A great variety of food products is known to consumers in which an edible casing encloses an edible filling.
For example, filled chocolate candies comprise a chocolate casing enclosing a filling which may be liquid, semi-solid (creamy) or solid. The chocolate casing is frequently coated with a compact icing of sugar to prevent the chocolate from softening and smearing on grasping by hand. The proportion of the filling is usually substantial in that it amounts even to 50% by weight of the filled product.
In filled products made of dough the proportion of the filling is very low. For example, products known as "krapfen" are obtained by frying in boiling lard or oil a roundish lump of well-leavened dough, of a diameter of about 6-8 cm and even more; the final product is a soft, elastic piece weighing 60-70 g or more, containing a few grams of a filling typically consisting of a jam. Further for example, a laid-open German patent application No. 2,428,699 suggests a food product comprising a candy enclosed by a body of bread with the view to obtain a filled product having a strong bread character. The bread body in this product is obtained in conventional way, that is from a dough containing a leaven or yeast; thus, similarly to the ordinary bread, the product has a short shelf life only, mainly due to its humidity content which causes growth of molds and impairs the stability of the enclosed candy.

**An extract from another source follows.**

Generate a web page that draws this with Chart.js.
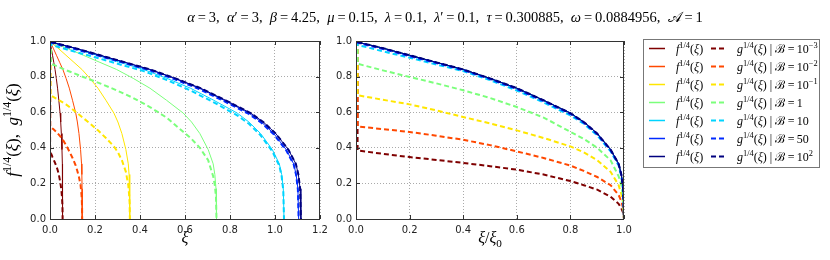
<!DOCTYPE html>
<html>
<head>
<meta charset="utf-8">
<script src="https://cdn.jsdelivr.net/npm/chart.js@4.4.1/dist/chart.umd.min.js"></script>
<style>
  html, body { margin: 0; padding: 0; background: #fff; }
  #wrap { position: relative; width: 830px; height: 260px; }
  #wrap canvas { position: absolute; left: 0; top: 0; }
</style>
</head>
<body>
<div id="wrap">
  <canvas id="leftChart" width="830" height="260"></canvas>
  <canvas id="rightChart" width="830" height="260"></canvas>
</div>
<script>
// B values (legend), base + exponent
const bBase = ["10", "10", "10", "1", "10", "50", "10"];
const bPow = ["\u22123", "\u22122", "\u22121", "", "", "", "2"];
// jet colormap, B = 1e-3 ... 1e2
const colors = ["#7f0000", "#ff4800", "#ffe600", "#7bff7b", "#00d4ff", "#002aff", "#00007f"];
// end point xi_0 of each profile (left panel)
const xi0 = [0.056, 0.143, 0.355, 0.74, 1.04, 1.105, 1.115];

// f^{1/4} against xi/xi0 (all B collapse on the right panel)
const tF = [0, 0.05, 0.1, 0.2, 0.3, 0.4, 0.5, 0.6, 0.7, 0.8, 0.85, 0.9, 0.95, 0.98, 0.99, 0.997, 1.0];
const fVals = [0.995, 0.978, 0.96, 0.92, 0.88, 0.84, 0.79, 0.735, 0.667, 0.595, 0.545, 0.48, 0.39, 0.31, 0.25, 0.17, 0];

// g^{1/4} against xi/xi0, one list per B (sharp drop from 1 right at the origin)
const tG = [0.005, 0.006, 0.1, 0.2, 0.3, 0.4, 0.5, 0.6, 0.7, 0.8, 0.85, 0.9, 0.95, 0.98, 0.99, 0.997, 1.0];
const gB1 = [1, 0.385, 0.366, 0.348, 0.332, 0.315, 0.297, 0.277, 0.25, 0.213, 0.19, 0.165, 0.125, 0.085, 0.06, 0.035, 0];
const gB2 = [1, 0.52, 0.505, 0.489, 0.468, 0.445, 0.415, 0.38, 0.343, 0.30, 0.27, 0.236, 0.19, 0.135, 0.1, 0.06, 0];
const gB3 = [1, 0.695, 0.67, 0.644, 0.61, 0.573, 0.537, 0.498, 0.455, 0.408, 0.375, 0.33, 0.265, 0.19, 0.14, 0.09, 0];
const gB4 = [1, 0.872, 0.835, 0.798, 0.762, 0.723, 0.68, 0.629, 0.57, 0.49, 0.45, 0.40, 0.33, 0.24, 0.19, 0.12, 0];
const gB5 = [1, 0.978, 0.942, 0.906, 0.868, 0.831, 0.78, 0.722, 0.655, 0.582, 0.535, 0.47, 0.38, 0.30, 0.24, 0.16, 0];
const gB6 = [1, 0.99, 0.955, 0.915, 0.876, 0.836, 0.786, 0.73, 0.662, 0.59, 0.541, 0.476, 0.386, 0.307, 0.247, 0.167, 0];
const gB7 = [0.995, 0.994, 0.96, 0.92, 0.88, 0.84, 0.79, 0.735, 0.667, 0.595, 0.545, 0.48, 0.39, 0.31, 0.25, 0.17, 0];
const gAll = [gB1, gB2, gB3, gB4, gB5, gB6, gB7];

const SERIF = '"Liberation Serif", "DejaVu Serif", serif';
const SANS = '"DejaVu Sans", sans-serif';

// draw text made of pieces: [text, kind] with kind i (italic), r, sup, sub
function drawRich(ctx, segs, x, y, size, align) {
  let w = 0;
  const parts = segs.map(([t, k]) => {
    const small = k === "sup" || k === "sub";
    const font = (k === "i" ? "italic " : "") + (small ? size * 0.7 : size) + "px " + SERIF;
    ctx.font = font;
    const p = { t, font, x: w, dy: k === "sup" ? -size * 0.4 : k === "sub" ? size * 0.22 : 0 };
    w += ctx.measureText(t).width;
    return p;
  });
  const x0 = align === "center" ? x - w / 2 : x;
  ctx.textAlign = "left";
  ctx.textBaseline = "alphabetic";
  parts.forEach(p => {
    ctx.font = p.font;
    ctx.fillText(p.t, x0 + p.x, y + p.dy);
  });
}

function makeSets(normalised) {
  const sets = [];
  colors.forEach((c, i) => {
    const sx = normalised ? 1 : xi0[i];
    sets.push({
      data: tF.map((t, k) => ({ x: t * sx, y: fVals[k] })),
      borderColor: c, borderWidth: 1, pointRadius: 0, order: 100 - 2 * i
    });
    sets.push({
      data: tG.map((t, k) => ({ x: t * sx, y: gAll[i][k] })),
      borderColor: c, borderWidth: 2, borderDash: [5, 3], pointRadius: 0, order: 99 - 2 * i
    });
  });
  return sets;
}

// frame, inward ticks and axis titles
const frame = {
  id: "frame",
  afterDatasetsDraw(chart, args, opts) {
    const ctx = chart.ctx, a = chart.chartArea;
    const xs = chart.scales.x, ys = chart.scales.y;
    ctx.save();
    ctx.strokeStyle = "#333";
    ctx.lineWidth = 1;
    ctx.beginPath();
    xs.ticks.forEach(t => {
      const p = Math.round(xs.getPixelForValue(t.value)) + 0.5;
      ctx.moveTo(p, a.bottom); ctx.lineTo(p, a.bottom - 4);
      ctx.moveTo(p, a.top); ctx.lineTo(p, a.top + 4);
    });
    ys.ticks.forEach(t => {
      const p = Math.round(ys.getPixelForValue(t.value)) + 0.5;
      ctx.moveTo(a.left, p); ctx.lineTo(a.left + 4, p);
      ctx.moveTo(a.right, p); ctx.lineTo(a.right - 4, p);
    });
    ctx.stroke();
    ctx.strokeRect(a.left + 0.5, a.top + 0.5, a.right - a.left - 1, a.bottom - a.top);
    ctx.fillStyle = "#000";
    drawRich(ctx, opts.xTitle, (a.left + a.right) / 2, 243, 16, "center");
    if (opts.yTitle) {
      ctx.translate(18, (a.top + a.bottom) / 2);
      ctx.rotate(-Math.PI / 2);
      drawRich(ctx, opts.yTitle, 0, 0, 17, "center");
    }
    ctx.restore();
  }
};

// title line and the legend box (drawn on the right chart)
const extras = {
  id: "extras",
  afterDraw(chart) {
    const ctx = chart.ctx;
    ctx.save();
    ctx.fillStyle = "#000";
    drawRich(ctx, [
      ["\u03b1", "i"], ["\u2009=\u20093,  ", "r"], ["\u03b1", "i"], ["\u2032\u2009=\u20093,  ", "r"],
      ["\u03b2", "i"], ["\u2009=\u20094.25,  ", "r"], ["\u03bc", "i"], ["\u2009=\u20090.15,  ", "r"],
      ["\u03bb", "i"], ["\u2009=\u20090.1,  ", "r"], ["\u03bb", "i"], ["\u2032\u2009=\u20090.1,  ", "r"],
      ["\u03c4", "i"], ["\u2009=\u20090.300885,  ", "r"], ["\u03c9", "i"], ["\u2009=\u20090.0884956,  ", "r"],
      ["\ud835\udc9c", "r"], ["\u2009=\u20091", "r"]
    ], 445, 22, 14.5, "center");

    ctx.fillStyle = "#fff";
    ctx.fillRect(643, 39, 176, 128);
    ctx.strokeStyle = "#777";
    ctx.lineWidth = 1;
    ctx.strokeRect(643.5, 39.5, 176, 128);
    const sets = chart.data.datasets;
    colors.forEach((c, i) => {
      const y = 48.5 + i * 18;
      const fs = sets[2 * i], gs = sets[2 * i + 1];
      ctx.setLineDash([]);
      ctx.strokeStyle = fs.borderColor;
      ctx.lineWidth = 1.5;
      ctx.beginPath(); ctx.moveTo(649, y); ctx.lineTo(665, y); ctx.stroke();
      ctx.setLineDash(gs.borderDash);
      ctx.strokeStyle = gs.borderColor;
      ctx.lineWidth = gs.borderWidth;
      ctx.beginPath(); ctx.moveTo(711, y); ctx.lineTo(727, y); ctx.stroke();
      ctx.setLineDash([]);
      ctx.fillStyle = "#000";
      drawRich(ctx, [["f", "i"], ["1/4", "sup"], ["(", "r"], ["\u03be", "i"], [")", "r"]], 676, y + 4, 12, "left");
      const seg = [["g", "i"], ["1/4", "sup"], ["(", "r"], ["\u03be", "i"], [") | ", "r"], ["\u212c", "r"],
                   ["\u2009=\u2009" + bBase[i], "r"]];
      if (bPow[i]) seg.push([bPow[i], "sup"]);
      drawRich(ctx, seg, 737, y + 4, 12, "left");
    });
    ctx.restore();
  }
};

function axisOpts(max, fitW, fitH, axis) {
  return {
    type: "linear", min: 0, max: max,
    ticks: {
      stepSize: 0.2, autoSkip: false, maxRotation: 0, padding: axis === "x" ? 5 : 4,
      color: "#222", font: { family: SANS, size: 10 },
      callback: v => v.toFixed(1)
    },
    grid: { color: "#aaa", lineWidth: 1, drawTicks: false },
    border: { display: false, dash: [1, 2] },
    afterFit: s => { if (axis === "x") s.height = fitH; else s.width = fitW; }
  };
}

function makeChart(id, normalised, pad, yW, xMax, frameOpts, plugins) {
  return new Chart(document.getElementById(id), {
    type: "line",
    data: { datasets: makeSets(normalised) },
    options: {
      responsive: false, animation: false, events: [],
      layout: { padding: pad },
      plugins: { legend: { display: false }, tooltip: { enabled: false }, frame: frameOpts },
      scales: { x: axisOpts(xMax, 0, 41, "x"), y: axisOpts(1, yW, 0, "y") }
    },
    plugins: plugins
  });
}

makeChart("leftChart", false, { left: 0, right: 510, top: 41, bottom: 0 }, 50, 1.2, {
  xTitle: [["\u03be", "i"]],
  yTitle: [["f", "i"], ["1/4", "sup"], ["(", "r"], ["\u03be", "i"], ["),  ", "r"],
           ["g", "i"], ["1/4", "sup"], ["(", "r"], ["\u03be", "i"], [")", "r"]]
}, [frame]);

makeChart("rightChart", true, { left: 316, right: 206, top: 41, bottom: 0 }, 40, 1.0, {
  xTitle: [["\u03be", "i"], ["/", "r"], ["\u03be", "i"], ["0", "sub"]]
}, [frame, extras]);
</script>
</body>
</html>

Also known are biscuits or crackers comprising a thin-walled biscuit envelope enclosing a soft edible mass, usually of chocolate or cheese. These products are made by first stamping a wafer plate with an array of recesses, filling the recesses with cheese- or chocolate mass, superposing on said plate a counter-plate of wafer and jointing the plates by sticking. This production technique is clearly expensive and time-consuming; also, obtention of small-sized "snacks" (e.g. of peanut size) is practically impossible on economical basis.
It is also to be noted that the known filled products made from dough easily absorb aqueous liquids; thus, they do not float on the surface of milk or fruit-juice, for example. Certain unfilled friers for soups, of a generally spherical- or drop shape, have a tendency to float; however, they are produced from dough lumps fried in boiling fat and, therefore, are impregnated by a high percentage of boiled fat which is seldom only desirable.
It is an object of this invention to provide a small-sized, storable, food product, preferably of a generally spherical shape, with a shell of baked dough enclosing a soft filling, having an outstandingly long shelf life, said product comprising a very substantial proportion of the filling (referred to the overall weight of the product) and being capable of floating on the surface of aqueous liquids such as fruit juice or milk without losing its consistency. Also, in accordance with a further object of this invention, the shell of the product should not be smearing or sticky, so that no icing or other coating is necessary to prevent smearing. A still more particular object of the invention is to provide the said product in the form of a ball of a size not exceeding (or not substantially exceeding) 2 cm, so that a charge of these balls may be factory-packaged in a sealed pocket-size bag of cellophane or the like without sticking therebetween and sold to the consumers similarily to sachets of peanuts, for example. A further object of this invention is to provide a process for making the said product.